Awschalom Group

Chemically Synthesized Nanostructures

Research into semiconductor quantum dots (QDs) is driven by their promise in exploring carrier behavior in the mesoscopic regime between bulk and molecular systems, and a variety of technological applications which exploit their size-tunable optical properties. Recent interest in manipulating semiconductor spins for applications ranging from spin-polarized magneto-electronics to quantum computation is based on the ability to control and maintain spin coherence over practical length and time scales. To this end, QDs have been suggested as potential elements for such devices due to control over the structural and electronic environment of localized carriers.

Time-resolved Faraday rotation is used to probe spin dynamics in chemically synthesized CdSe quantum dots (QDs) at temperatures from 6 to 282 Kelvin. The pump pulse used in the experiment excites spins into an ensemble of ~ 1010 QDs. The spin precession in a transverse magnetic field indicates that the measured relaxation lifetime of the spin polarization is dominated by inhomogeneous dephasing, ranging from ~3 nanoseconds at zero field to less than 100 picoseconds at 4 Tesla.

Single crystal CdSe QDs ranging from 22 - 80 Angstroms in diameter are synthesized by a solution-phase pyrolytic reaction of organometallic precursors. By controlling the reaction temperature and concentrations of reagents, size distributions from 5-10% can be achieved.

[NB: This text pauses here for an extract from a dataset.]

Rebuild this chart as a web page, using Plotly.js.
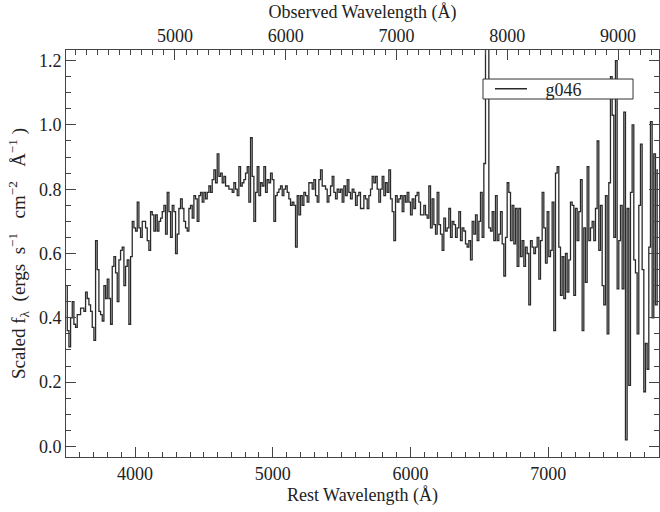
<!DOCTYPE html>
<html>
<head>
<meta charset="utf-8">
<script src="https://cdn.plot.ly/plotly-3.0.1.min.js"></script>
<style>html,body{margin:0;padding:0;background:#fff;}#chart{width:660px;height:512px;}</style>
</head>
<body>
<div id="chart"></div>
<script>
// Rest-frame wavelength grid (start, step in Angstrom)
const restStart = 3502;
const restStep = 12.1;
// Scaled flux, blue part (3500-4900 A)
const fluxBlue = [
0.50,0.36,0.31,0.40,0.45,0.38,0.37,0.41,0.41,0.43,0.43,0.42,0.48,0.46,0.44,0.42,0.37,0.33,0.64,0.55,
0.42,0.41,0.39,0.50,0.46,0.52,0.46,0.38,0.56,0.59,0.54,0.45,0.58,0.61,0.62,0.50,0.56,0.58,0.38,0.59,
0.70,0.68,0.67,0.76,0.68,0.65,0.70,0.70,0.68,0.64,0.61,0.73,0.72,0.67,0.72,0.67,0.70,0.71,0.73,0.75,
0.66,0.79,0.73,0.65,0.75,0.73,0.60,0.66,0.74,0.77,0.74,0.70,0.68,0.67,0.74,0.75,0.71,0.78,0.77,0.70,
0.78,0.79,0.76,0.79,0.77,0.79,0.81,0.79,0.83,0.86,0.82,0.91,0.84,0.85,0.82,0.84,0.81,0.81,0.80,0.80,
0.79,0.82,0.80,0.78,0.87,0.81,0.82,0.83,0.85,0.87,0.76,0.96,0.84,0.70,0.79,0.87
];
// Scaled flux, middle part (4900-6420 A)
const fluxMid = [
0.78,0.82,0.81,0.87,0.79,0.83,0.82,0.85,0.83,0.70,0.78,0.79,0.80,0.81,0.78,0.80,0.81,0.79,0.77,0.75,
0.76,0.75,0.62,0.78,0.72,0.78,0.75,0.79,0.78,0.76,0.82,0.82,0.80,0.83,0.78,0.76,0.83,0.86,0.81,0.81,
0.80,0.76,0.78,0.81,0.84,0.79,0.77,0.80,0.79,0.80,0.76,0.81,0.78,0.83,0.79,0.77,0.80,0.79,0.75,0.78,
0.79,0.74,0.74,0.78,0.77,0.74,0.78,0.80,0.84,0.82,0.84,0.80,0.76,0.80,0.84,0.78,0.82,0.79,0.86,0.77,
0.73,0.64,0.78,0.76,0.77,0.78,0.73,0.78,0.76,0.79,0.76,0.72,0.77,0.74,0.78,0.79,0.76,0.72,0.72,0.75,
0.72,0.71,0.81,0.68,0.77,0.69,0.66,0.79,0.69,0.66,0.61,0.71,0.67,0.68,0.74,0.65,0.70,0.69,0.65,0.68,
0.73,0.64,0.68,0.67,0.63,0.62
];
// Scaled flux, red part (6430-7800 A)
const fluxRed = [
0.64,0.58,0.70,0.66,0.72,0.64,0.70,0.79,0.65,0.88,1.60,1.60,0.68,0.67,0.73,0.64,0.78,0.64,0.66,0.73,
0.63,0.53,0.65,0.82,0.79,0.64,0.75,0.63,0.74,0.56,0.74,0.59,0.64,0.56,0.62,0.60,0.44,0.64,0.62,0.60,
0.62,0.65,0.52,0.64,0.79,0.68,0.57,0.73,0.59,0.61,0.76,0.36,0.85,0.87,0.62,0.47,0.59,0.46,0.60,0.48,
0.58,0.76,0.75,0.47,0.74,0.64,0.73,0.83,0.36,0.68,0.51,0.87,0.64,0.68,0.70,0.64,0.74,0.95,0.61,0.75,
0.50,0.44,0.78,0.35,0.82,1.15,1.03,0.65,1.20,0.49,0.64,0.75,0.49,1.04,0.02,0.74,0.19,0.79,1.00,0.58,
0.54,0.35,0.75,0.94,0.55,0.17,0.32,0.24,0.62,1.01,0.40,0.91,0.44,0.86
];
const flux = fluxBlue.concat(fluxMid, fluxRed);
const seriesName = 'g046';
// Axis ranges
const restRange = [3499, 7805];
const obsRange = [4016, 9370];
const yRange = [-0.033, 1.233];

const FAM = '"Liberation Serif", "Times New Roman", serif';
const tickFont = {family: FAM, size: 18, color: '#222'};
const titleFont = {family: FAM, size: 18, color: '#222'};
const NB = '\u00a0';
const sp = n => NB.repeat(n);

const traces = [
  {
    type: 'scatter', mode: 'lines', name: sp(3) + seriesName,
    x0: restStart, dx: restStep, y: flux,
    line: {shape: 'hvh', color: '#2a2a2a', width: 1.3},
    xaxis: 'x', yaxis: 'y', hoverinfo: 'skip'
  },
  {
    type: 'scatter', mode: 'lines', x: obsRange, y: [null, null],
    xaxis: 'x2', yaxis: 'y', showlegend: false, hoverinfo: 'skip'
  }
];

const axisCommon = {
  showgrid: false, zeroline: false, showline: true, linecolor: '#444', linewidth: 1,
  ticks: 'inside', ticklen: 10, tickcolor: '#444', tickwidth: 1,
  tickfont: tickFont
};

const yTitle = 'Scaled f<sub>λ</sub>' + sp(2) + '(ergs' + sp(2) + 's<sup>−1</sup>' + sp(3) +
  'cm<sup>−2</sup>' + sp(3) + 'Å<sup>−1</sup>' + sp(1) + ')';

const layout = {
  width: 660, height: 512,
  margin: {l: 66, r: 1, t: 50, b: 55, pad: 0, autoexpand: false},
  paper_bgcolor: '#fff', plot_bgcolor: '#fff',
  font: {family: FAM, size: 18, color: '#222'},
  showlegend: true,
  legend: {
    x: 0.715, y: 0.904, xanchor: 'left', yanchor: 'middle',
    bgcolor: 'rgba(0,0,0,0)', borderwidth: 0,
    font: {family: FAM, size: 18, color: '#222'},
    itemwidth: 32
  },
  shapes: [
    {type: 'rect', xref: 'paper', yref: 'paper', x0: 0.7032, x1: 0.9562, y0: 0.8796, y1: 0.9287,
     fillcolor: '#fff', line: {color: '#333', width: 1}, layer: 'above'}
  ],
  xaxis: Object.assign({}, axisCommon, {
    range: restRange, side: 'bottom', anchor: 'y',
    dtick: 1000, tick0: 0,
    minor: {dtick: 100, ticks: 'inside', ticklen: 5, tickcolor: '#444', showgrid: false},
    title: {text: 'Rest Wavelength (Å)', font: titleFont, standoff: 5}
  }),
  xaxis2: Object.assign({}, axisCommon, {
    range: obsRange, side: 'top', overlaying: 'x', anchor: 'y',
    dtick: 1000, tick0: 0,
    minor: {dtick: 100, ticks: 'inside', ticklen: 5, tickcolor: '#444', showgrid: false},
    title: {text: 'Observed Wavelength (Å)', font: titleFont, standoff: 2}
  }),
  yaxis: Object.assign({}, axisCommon, {
    range: yRange, mirror: 'ticks',
    dtick: 0.2, tick0: 0, tickformat: '.1f',
    minor: {dtick: 0.05, ticks: 'inside', ticklen: 5, tickcolor: '#444', showgrid: false},
    title: {text: yTitle, font: {family: FAM, size: 19, color: '#222'}, standoff: 8}
  })
};

Plotly.newPlot('chart', traces, layout, {staticPlot: true, displayModeBar: false});
</script>
</body>
</html>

Atomic resolution Transmission Electron Micrographs indicate that the QDs are highly crystalline (with the wurtzite lattice structure), and nearly spherical in shape. Bright spots in the image correspond to spaces between individual atoms in the QD.

The figure below compares the spin lifetimes at temperatures of 6K (black) and 282K (red). The spin lifetimes drop from ~ 3 ns at 6K to 0.7 ns at 282K, although little change in the oscillation frequency is observed between these two temperature extremes. The robustness of spin coherence at room temperature is not predicted by conventional theories of spin-scattering in solid state systems.

The figure below shows the evolution of the Faraday Rotation as the magnetic field is increased from H = 0-3 T for 80 Å QDs. The oscillation frequency increases with H as expected from classical Larmor precession. Surprisingly, the spin lifetime also shows a strong field dependence. Spin precession becomes unobservable for t > 200ps at H = 3T, but continues for t > 1.7 ns at low fields. This field dependence suggests that the decay of the measured spin coherence is dominated by inhomogeneous dephasing within the ensemble of QDs.

The inset of the graph illustrates how inhomogeneous dephasing limits the measured spin lifetimes. Spins are initially aligned along the z-axis at t=0. Each spin is characterized by a g-factor, which determines the precession frequency. If these g-factors vary between QDs, then at a given time t, QDs with higher g-factors will have precessed an angle which is slightly greater than QDs with lower g-factors. The spins therefore, "walk" out of phase at a rate which is proportional to the field, thus producing the field-dependent spin lifetimes.